Supervised methods - Regression


  • Scikit-Learn is a Python library with lots of useful machine learning functions.
  • Scikit-Learn includes a linear regression function.
  • Scikit-Learn can perform polynomial regressions to model non-linear data.

Supervised methods - Classification


  • Classification requires labelled data (is supervised)

Ensemble methods


  • Ensemble methods can be used to reduce under/over fitting training data.

Unsupervised methods - Clustering


  • Clustering is a form of unsupervised learning.
  • Unsupervised learning algorithms don’t need training.
  • Kmeans is a popular clustering algorithm.
  • Kmeans is less useful when one cluster exists within another, such as concentric circles.
  • Spectral clustering can overcome some of the limitations of Kmeans.
  • Spectral clustering is much slower than Kmeans.
  • Scikit-Learn has functions to create example data.

Unsupervised methods - Dimensionality reduction


  • PCA is a linear dimensionality reduction technique for tabular data
  • t-SNE is another dimensionality reduction technique for tabular data that is more general than PCA

Neural Networks


  • Perceptrons are artificial neurons which build neural networks.
  • A perceptron takes multiple inputs, multiplies each by a weight value and sums the weighted inputs.
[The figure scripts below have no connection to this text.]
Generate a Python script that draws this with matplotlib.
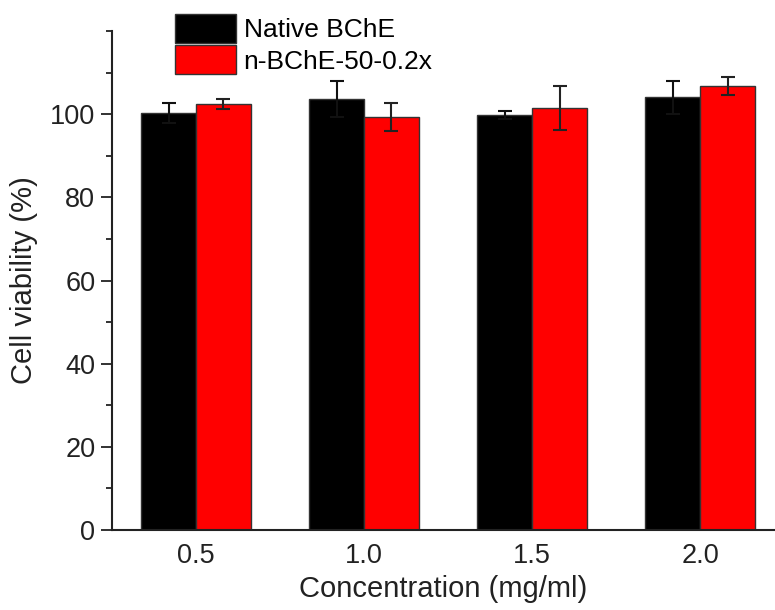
import matplotlib
matplotlib.use("Agg")
import matplotlib.pyplot as plt
from matplotlib.ticker import MultipleLocator
import numpy as np

plt.rcParams['font.family'] = ['Liberation Sans', 'DejaVu Sans']

categories = ["0.5", "1.0", "1.5", "2.0"]
native_vals = [100.2, 103.6, 99.8, 104.1]
native_err = [2.4, 4.3, 1.0, 4.0]
nb_vals = [102.5, 99.4, 101.6, 106.8]
nb_err = [1.2, 3.4, 5.3, 2.1]
series_labels = ["Native BChE", "n-BChE-50-0.2x"]

fig = plt.figure(figsize=(7.75, 6.1), dpi=100)
ax = fig.add_axes([0.1445, 0.1311, 0.8555, 0.818])

x = np.arange(len(categories))
w = 0.327
ax.bar(x - w / 2, native_vals, w, color="#000000", edgecolor="#333333", linewidth=1.0,
       label=series_labels[0], zorder=2)
ax.bar(x + w / 2, nb_vals, w, color="#ff0000", edgecolor="#333333", linewidth=1.0,
       label=series_labels[1], zorder=2)
ax.errorbar(x - w / 2, native_vals, yerr=native_err, fmt="none", ecolor="#111111",
            elinewidth=1.5, capsize=5, capthick=1.5, zorder=3)
ax.errorbar(x + w / 2, nb_vals, yerr=nb_err, fmt="none", ecolor="#222222",
            elinewidth=1.5, capsize=5, capthick=1.5, zorder=3)

ax.set_xlim(-0.5, 3.446)
ax.set_ylim(0, 120)
ax.set_xticks(x)
ax.set_xticklabels(categories)
ax.yaxis.set_major_locator(MultipleLocator(20))
ax.yaxis.set_minor_locator(MultipleLocator(10))
ax.set_yticks([0, 20, 40, 60, 80, 100])

for s in ["top", "right"]:
    ax.spines[s].set_visible(False)
for s in ["left", "bottom"]:
    ax.spines[s].set_linewidth(1.5)
    ax.spines[s].set_color("#222222")

ax.tick_params(axis="x", length=0, labelsize=19.5, pad=9, colors="#222222")
ax.tick_params(axis="y", which="major", direction="out", length=8, width=1.3,
               labelsize=19.5, pad=4, colors="#222222")
ax.tick_params(axis="y", which="minor", direction="out", length=4, width=1.3, colors="#222222")

ax.set_xlabel("Concentration (mg/ml)", fontsize=21, labelpad=5, color="#222222")
ax.set_ylabel("Cell viability (%)", fontsize=21, labelpad=9, color="#222222")

leg = ax.legend(loc="upper left", bbox_to_anchor=(175 / 775, 1 - 14 / 610),
                bbox_transform=fig.transFigure, frameon=False, fontsize=19,
                handlelength=2.3, handleheight=1.3, handletextpad=0.3,
                labelspacing=0.1, borderpad=0, borderaxespad=0)

fig.savefig("out.png", dpi=100)
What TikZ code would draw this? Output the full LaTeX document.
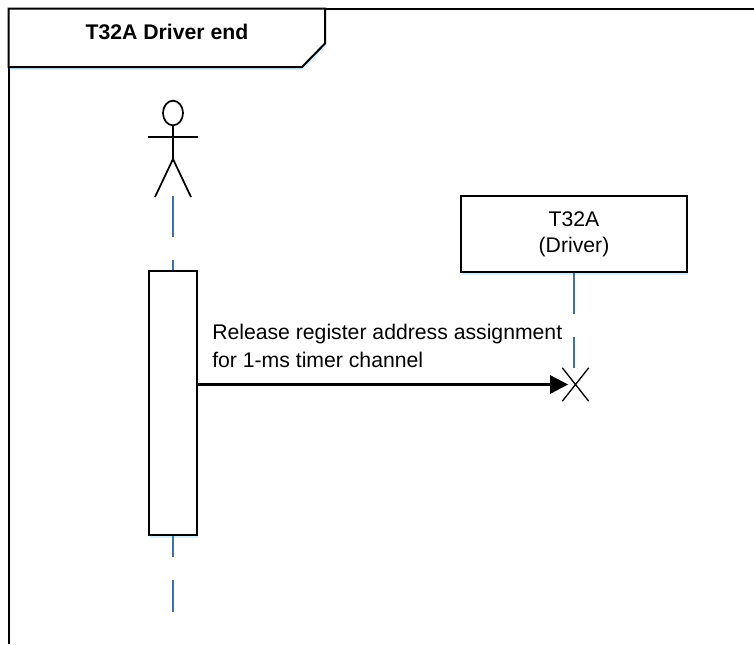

It then applies an activation function to the sum.
  • A single perceptron can solve simple functions which are linearly separable.
  • Multiple perceptrons can be combined to form a neural network which can solve functions that aren’t linearly separable.
  • We can train a whole neural network with the back propagation algorithm. Scikit-learn includes an implementation of this algorithm.
  • Training a neural network requires some training data to show the network examples of what to learn.
  • To validate our training we split the training data into a training set and a test set.
  • To ensure the whole dataset can be used in training and testing we can train multiple times with different subsets of the data acting as training/testing data. This is called cross validation.
  • Deep learning neural networks are a very powerful modern machine learning technique. Scikit-Learn does not support these but other libraries like Tensorflow do.
  • Several companies now offer cloud APIs where we can train neural networks on powerful computers.

Ethics and the Implications of Machine Learning


  • The results of machine learning reflect biases in the training and input data.
  • Many machine learning algorithms can’t explain how they arrived at a decision.
  • Machine learning can be used for unethical purposes.
  • Consider the implications of false positives and false negatives.

Find out more


  • This course has only touched on a few areas of machine learning and is designed to teach you just enough to do something useful.
  • Machine learning is a rapidly evolving field and new tools and techniques are constantly appearing.